A las siete de la mañana del 21 de noviembre de 2017, la madre de Molly Russell, una adolescente londinense de 14 años aparentemente feliz, querida por sus familiares y amigos y amante de la música, encontró muerta a la menor en su habitación. Se había quitado la vida. Fue semanas después cuando sus padres descubrieron lo atrapada que había estado, al menos durante un año, en el interior de un “gueto” de internet, —“el más lúgubre de los lugares”, en palabras de su padre— lleno de referencias al suicidio, la depresión o las autolesiones. 16.300 contenidos que Molly compartió o a los que dio un ‘me gusta’.
El ‘caso Molly Russell’ fue un estímulo potente para que el Gobierno británico sacara adelante, a pesar de las dudas o de las críticas, su Ley de seguridad online (Online Safety Act), aprobada a finales de octubre de este año. El nuevo texto obliga a los proveedores de contenido, ya sea propio o generado por usuarios como en las redes sociales, a vigilar la legalidad o la idoneidad del material.
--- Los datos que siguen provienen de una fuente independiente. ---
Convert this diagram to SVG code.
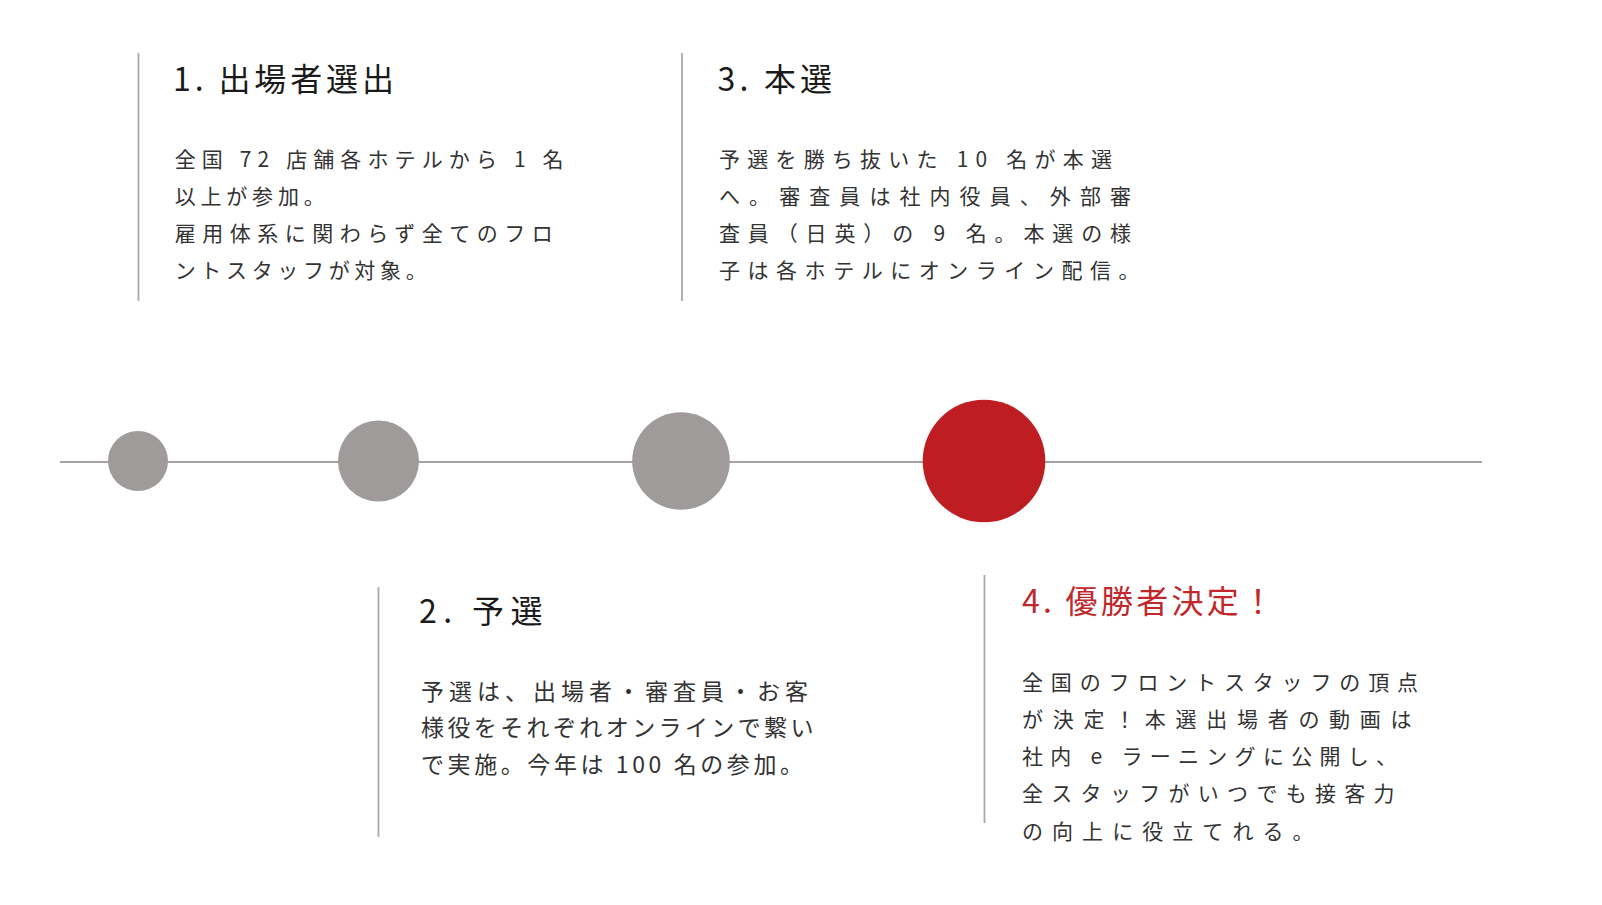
<svg xmlns="http://www.w3.org/2000/svg" width="1602" height="905" viewBox="0 0 1602 905">
<style>
.bg{fill:#ffffff}
.tl{stroke:#a5a2a1;stroke-width:2;fill:none}
.vl{stroke:#a9a9a9;stroke-width:1.8;fill:none}
.dot{fill:#9f9b9a}
.dot-red{fill:#be1e22}
.title{font-family:"Noto Sans CJK JP","Noto Sans",sans-serif;font-size:32px;font-weight:400;fill:#1a1a1a}
.title-red{fill:#c0282c}
.body{font-family:"Noto Sans CJK JP","Noto Sans",sans-serif;font-size:21px;font-weight:400;fill:#333333}
.body-lg{font-size:23px}
</style>
<rect class="bg" x="0" y="0" width="1602" height="905"/>
<g id="connectors">
<line class="tl" x1="60" y1="462" x2="1482" y2="462"/>
</g>
<g id="step1">
<circle class="dot" cx="138" cy="461" r="30"/>
<line class="vl" x1="138.5" y1="53" x2="138.5" y2="301"/>
<text class="title" x="173" y="90.5" textLength="221" lengthAdjust="spacing">1. 出場者選出</text>
<text class="body" x="174.7" y="167" textLength="388.8" lengthAdjust="spacing">全国 72 店舗各ホテルから 1 名</text>
<text class="body" x="174.7" y="204" textLength="150" lengthAdjust="spacing">以上が参加。</text>
<text class="body" x="174.7" y="241" textLength="378" lengthAdjust="spacing">雇用体系に関わらず全てのフロ</text>
<text class="body" x="174.7" y="278" textLength="252" lengthAdjust="spacing">ントスタッフが対象。</text>
</g>
<g id="step2">
<circle class="dot" cx="378.5" cy="461" r="40.5"/>
<line class="vl" x1="378.5" y1="587" x2="378.5" y2="837"/>
<text class="title" x="419" y="623" textLength="123.5" lengthAdjust="spacing">2. 予選</text>
<text class="body body-lg" x="421" y="699.5" textLength="387" lengthAdjust="spacing">予選は、出場者・審査員・お客</text>
<text class="body body-lg" x="421" y="736" textLength="392.5" lengthAdjust="spacing">様役をそれぞれオンラインで繋い</text>
<text class="body body-lg" x="421" y="772.5" textLength="382" lengthAdjust="spacing">で実施。今年は 100 名の参加。</text>
</g>
<g id="step3">
<circle class="dot" cx="681" cy="461" r="48.8"/>
<line class="vl" x1="682" y1="53" x2="682" y2="301"/>
<text class="title" x="717.5" y="90.5" textLength="114.6" lengthAdjust="spacing">3. 本選</text>
<text class="body" x="719" y="167" textLength="393" lengthAdjust="spacing">予選を勝ち抜いた 10 名が本選</text>
<text class="body" x="719" y="204" textLength="412" lengthAdjust="spacing">へ。審査員は社内役員、外部審</text>
<text class="body" x="719" y="241" textLength="412" lengthAdjust="spacing">査員（日英）の 9 名。本選の様</text>
<text class="body" x="719" y="278" textLength="420.5" lengthAdjust="spacing">子は各ホテルにオンライン配信。</text>
</g>
<g id="step4">
<circle class="dot-red" cx="984" cy="461" r="61.3"/>
<line class="vl" x1="984.5" y1="575" x2="984.5" y2="823"/>
<text class="title title-red" x="1022" y="613" textLength="252" lengthAdjust="spacing">4. 優勝者決定！</text>
<text class="body" x="1022" y="689.5" textLength="396" lengthAdjust="spacing">全国のフロントスタッフの頂点</text>
<text class="body" x="1022" y="726.5" textLength="389.5" lengthAdjust="spacing">が決定！本選出場者の動画は</text>
<text class="body" x="1022" y="764" textLength="375" lengthAdjust="spacing">社内 e ラーニングに公開し、</text>
<text class="body" x="1022" y="801" textLength="372.6" lengthAdjust="spacing">全スタッフがいつでも接客力</text>
<text class="body" x="1022" y="838.5" textLength="291.5" lengthAdjust="spacing">の向上に役立てれる。</text>
</g>
</svg>
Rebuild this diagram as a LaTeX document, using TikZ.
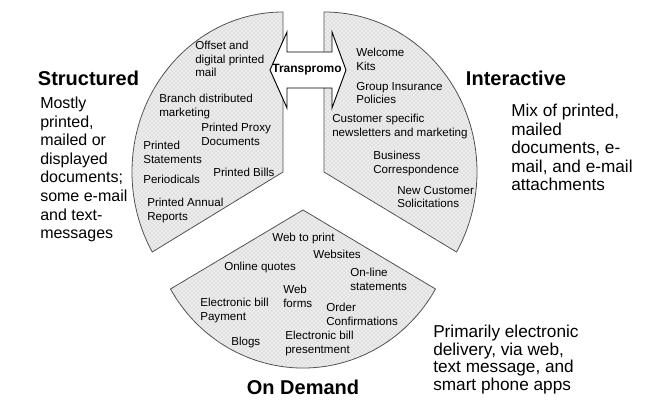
\documentclass[tikz,border=0pt]{standalone}
\usepackage{fontspec}
\setmainfont{Liberation Sans}
\usetikzlibrary{patterns}
\begin{document}
\begin{tikzpicture}[x=0.75pt,y=0.75pt,
  sector/.style={draw=black!70, line width=0.6pt, fill=black!7,
    postaction={pattern=crosshatch dots, pattern color=black!28}},
  item/.style={anchor=north west, inner sep=0pt, align=left,
    font=\fontsize{8.7}{10.3}\selectfont},
  heading/.style={inner sep=0pt, font=\fontsize{15}{18}\selectfont\bfseries},
  desc/.style={anchor=north west, inner sep=0pt, align=left},
]
\useasboundingbox (0,0) rectangle (647,403);

% three exploded pie sectors
\path[sector] (283,231) -- ++(0,160)
  arc[start angle=90, end angle=210, x radius=151, y radius=160] -- cycle;
\path[sector] (324,231) -- ++(0,160)
  arc[start angle=90, end angle=-30, x radius=153, y radius=160] -- cycle;
\path[sector] (303,193) -- ++(210:153 and 158)
  arc[start angle=210, end angle=330, x radius=153, y radius=158] -- cycle;

% double-headed block arrow between the upper sectors
\draw[fill=white, line width=0.7pt, line join=miter]
  (270,333) -- (287,371) -- (287,351) -- (332,351) -- (332,371) -- (346,333)
  -- (332,295) -- (332,315) -- (287,315) -- (287,295) -- cycle;
\node[font=\fontsize{9}{10}\selectfont\bfseries, inner sep=0pt] (transpromo) at (307,333) {Transpromo};

% structured documents
\node[item] (offset) at (195,362.3) {Offset and\\digital printed\\mail};
\node[item] (branch) at (159,309.3) {Branch distributed\\marketing};
\node[item] (proxy) at (201,280.3) {Printed Proxy\\Documents};
\node[item] (statements) at (143,262.3) {Printed\\Statements};
\node[item] (periodicals) at (143,228.3) {Periodicals};
\node[item] (bills) at (213,235.3) {Printed Bills};
\node[item] (annual) at (147,205.3) {Printed Annual\\Reports};

% interactive documents
\node[item] (welcome) at (356,355.3) {Welcome\\Kits};
\node[item] (group) at (356,321.3) {Group Insurance\\Policies};
\node[item] (customer) at (332,289.3) {Customer specific\\newsletters and marketing};
\node[item] (business) at (373,252.3) {Business\\Correspondence};
\node[item] (newcust) at (397,217.3) {New Customer\\Solicitations};

% on-demand documents
\node[item] (webprint) at (272,170.3) {Web to print};
\node[item] (websites) at (313,153.3) {Websites};
\node[item] (quotes) at (224,141.3) {Online quotes};
\node[item] (onlinestmt) at (350,135.3) {On-line\\statements};
\node[item] (webforms) at (283,118.3) {Web\\forms};
\node[item] (billpay) at (200,105.3) {Electronic bill\\Payment};
\node[item] (order) at (326,100.3) {Order\\Confirmations};
\node[item] (blogs) at (231,66.3) {Blogs};
\node[item] (billpres) at (285,72.3) {Electronic bill\\presentment};

% category headings and descriptions
\node[heading] (structured) at (88.5,325) {Structured};
\node[desc, font=\fontsize{12}{13.9}\selectfont] (structdesc) at (40,306)
  {Mostly\\printed,\\mailed or\\displayed\\documents;\\some e-mail\\and text-\\messages};
\node[heading] (interactive) at (516,325) {Interactive};
\node[desc, font=\fontsize{12.9}{13.9}\selectfont] (interdesc) at (511,299)
  {Mix of printed,\\mailed\\documents, e-\\mail, and e-mail\\attachments};
\node[heading] (ondemand) at (303,16) {On Demand};
\node[desc, font=\fontsize{12.9}{13.1}\selectfont] (demanddesc) at (433,78)
  {Primarily electronic\\delivery, via web,\\text message, and\\smart phone apps};
\end{tikzpicture}
\end{document}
En el caso de plataformas con contenido para adultos, como aquellas que ofrecen pornografía, la compañía estará obligada a comprobar que las personas que intentan acceder tienen la edad legal para hacerlo. En el caso de que no baste con la identificación a través de un documento oficial expedido por el Gobierno (en el Reino Unido no existe ni es por tanto obligatorio algo como el Documento Nacional de Identidad español), las plataformas deberán utilizar la tecnología hoy ya a su alcance para realizar una verificación biométrica, a través de los rasgos faciales y de la edad del potencial usuario.
Los contenidos ilegales
Bajo la supervisión del regulador británico de medios y contenidos digitales, OFCOM, que se ha comprometido a ir produciendo guías y recomendaciones para que las plataformas cumplan con sus nuevas obligaciones, es responsabilidad de las compañías eliminar de su oferta todo aquello que contenga abusos sexuales a menores, comportamientos abusivos o coercitivos, violencia sexual extrema, incitación a la inmigración ilegal o el contrabando de personas, inducción o ayuda al suicidio, promoción de comportamientos autolesivos, crueldad animal, venta de drogas o armas o actividades terroristas.
Es dentro de ese listado tan amplio donde comienzan a surgir cientos de dudas que han provocado la crítica de las empresas afectadas, que además de la onerosa obligación que se les ha impuesto ven el riesgo de chocar con derechos fundamentales como el de la intimidad.
“En un intento por eliminar los peores contenidos de internet, la ley puede acabar poniendo en riesgo los mejores contenidos de internet”, han defendido en una pieza firmada conjuntamente la directora ejecutiva Wikimedia Foundation, Lucy Crompton-Reid, y la fundadora de Global Voices [que aboga por la libertad en internet], Rebeca MacKinnon.
¿Entra dentro de los márgenes establecidos por la ley cualquier contenido que trate, siquiera de manera pedagógica aunque cruda, aspectos del suicidio, de la bulimia o de la marginación de minorías étnicas o raciales? ¿Cualquier contenido sexual? Los críticos de la ley señalan que muchas plataformas optarán bien por cerrar en banda su acceso a los menores de edad, bien por autocensurarse en exceso para no arriesgarse a multas pecuniarias que pueden alcanzar hasta el 10% de los ingresos globales de la compañía infractora (hasta un límite de 21 millones de euros) y posibles penas de prisión de hasta dos años para sus directivos.
La plataforma Whatsapp, propiedad de Meta, ha llegado a amenazar con abandonar el Reino Unido si la nueva ley fuerza a sus responsables a tener que controlar los mensajes que se envíen entre ellos los usuarios.
Sin embargo, son muchas las personas y organizaciones que no se han dejado convencer por los lamentos de las tecnológicas y respaldan la nueva ley. “Internet puede ser una fuente de apoyo para personas cuya salud mental está sufriendo, pero también puede ser el escaparate de una inmensa cantidad de material dañino para esa misma salud mental. Por ejemplo, con la promoción de desórdenes alimenticios”, ha señalado Oliver Chantler, director de Políticas y Asuntos Públicos de la Mental Health Foundation.